Problem requirements → Repeat the records below exactly, from the first line through the line containing "fig = plt.figure(figsize=(W", and leave out any pictures.

Supplied records →

---*---

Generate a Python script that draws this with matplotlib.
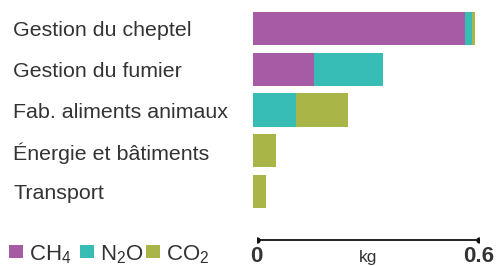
import matplotlib
matplotlib.use('Agg')
import matplotlib.pyplot as plt
from matplotlib.patches import Rectangle

plt.rcParams['font.family'] = ['Liberation Sans', 'DejaVu Sans']
plt.rcParams['mathtext.fontset'] = 'custom'
plt.rcParams['mathtext.rm'] = 'Liberation Sans'
plt.rcParams['mathtext.default'] = 'regular'

# donnees (kg)
categories = ['Gestion du cheptel', 'Gestion du fumier', 'Fab. aliments animaux',
              'Énergie et bâtiments', 'Transport']
ch4 = [0.573, 0.165, 0.0, 0.0, 0.0]
n2o = [0.018, 0.186, 0.116, 0.0, 0.0]
co2 = [0.009, 0.0, 0.141, 0.062, 0.035]
gas_labels = ['CH$_4$', 'N$_2$O', 'CO$_2$']
scale_ticks = [0, 0.6]

colors = ['#a65ca5', '#37bdb5', '#a9b546']
text_color = '#333333'

W, H = 501, 266
fig = plt.figure(figsize=(W / 100, H / 100), dpi=100)

# axe principal, place en pixels
ax = fig.add_axes([253 / W, (H - 212) / H, 222 / W, 204 / H])
ypos = list(range(len(categories)))
left = [0] * len(categories)
for vals, c in zip([ch4, n2o, co2], colors):
    ax.barh(ypos, vals, left=left, height=0.81, color=c, linewidth=0)
    left = [l + v for l, v in zip(left, vals)]
ax.set_xlim(0, 0.6)
ax.set_ylim(len(categories) - 0.5, -0.5)
ax.set_xticks([])
ax.set_yticks(ypos)
ax.set_yticklabels(categories, fontsize=15.4, color=text_color)
for t in ax.get_yticklabels():
    t.set_horizontalalignment('left')
ax.tick_params(axis='y', length=0, pad=240 * 0.72)
for s in ax.spines.values():
    s.set_visible(False)

# echelle
sx = fig.add_axes([256.7 / W, 0, 222 / W, 60 / H])
sx.set_xlim(0, 0.6)
sx.set_ylim(0, 60)
sx.plot(scale_ticks, [26, 26], color='#111111', lw=1.3, marker='o', ms=3.5)
sx.text(scale_ticks[0], 4, '0', ha='center', va='baseline', fontsize=16,
        fontweight='bold', color=text_color)
sx.text(scale_ticks[1], 4, '0.6', ha='center', va='baseline', fontsize=16,
        fontweight='bold', color=text_color)
sx.text(sum(scale_ticks) / 2, 4, 'kg', ha='center', va='baseline', fontsize=12.5,
        color=text_color)
sx.axis('off')

# legende
sq_x = [9, 80, 146]
for x, c, lab in zip(sq_x, colors, gas_labels):
    fig.patches.append(Rectangle((x / W, (H - 258) / H), 13.5 / W, 13.5 / H,
                                 transform=fig.transFigure, color=c, lw=0))
    fig.text((x + 20) / W, (H - 260) / H, lab, fontsize=16, color=text_color,
             va='baseline', ha='left')

fig.savefig('out.png', dpi=100)
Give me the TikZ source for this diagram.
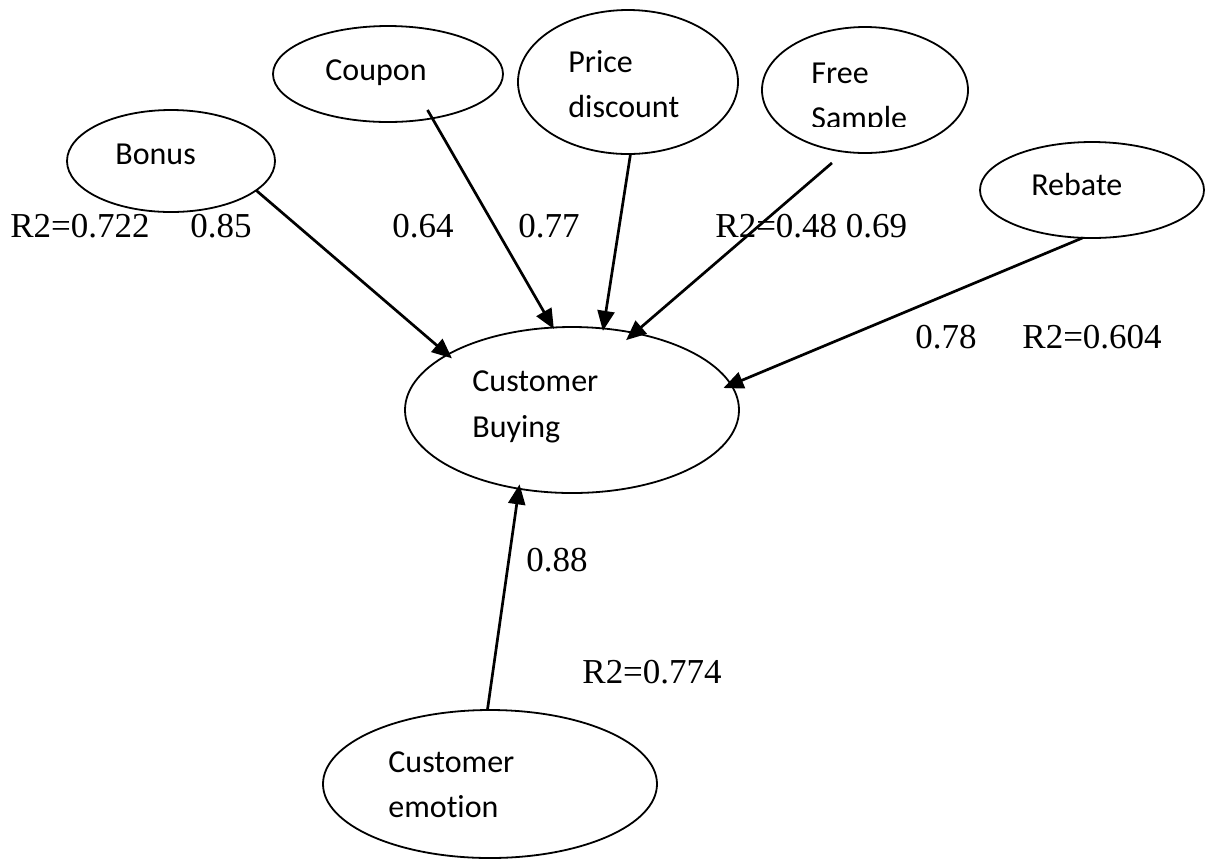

---*---

Answer below →
Generate a Python script that draws this with matplotlib.
import matplotlib
matplotlib.use('Agg')
import matplotlib.pyplot as plt
from matplotlib.patches import Rectangle

plt.rcParams['font.family'] = ['Liberation Sans', 'DejaVu Sans']
plt.rcParams['mathtext.fontset'] = 'custom'
plt.rcParams['mathtext.rm'] = 'Liberation Sans'
plt.rcParams['mathtext.default'] = 'regular'

# donnees (kg)
categories = ['Gestion du cheptel', 'Gestion du fumier', 'Fab. aliments animaux',
              'Énergie et bâtiments', 'Transport']
ch4 = [0.573, 0.165, 0.0, 0.0, 0.0]
n2o = [0.018, 0.186, 0.116, 0.0, 0.0]
co2 = [0.009, 0.0, 0.141, 0.062, 0.035]
gas_labels = ['CH$_4$', 'N$_2$O', 'CO$_2$']
scale_ticks = [0, 0.6]

colors = ['#a65ca5', '#37bdb5', '#a9b546']
text_color = '#333333'

W, H = 501, 266
fig = plt.figure(figsize=(W / 100, H / 100), dpi=100)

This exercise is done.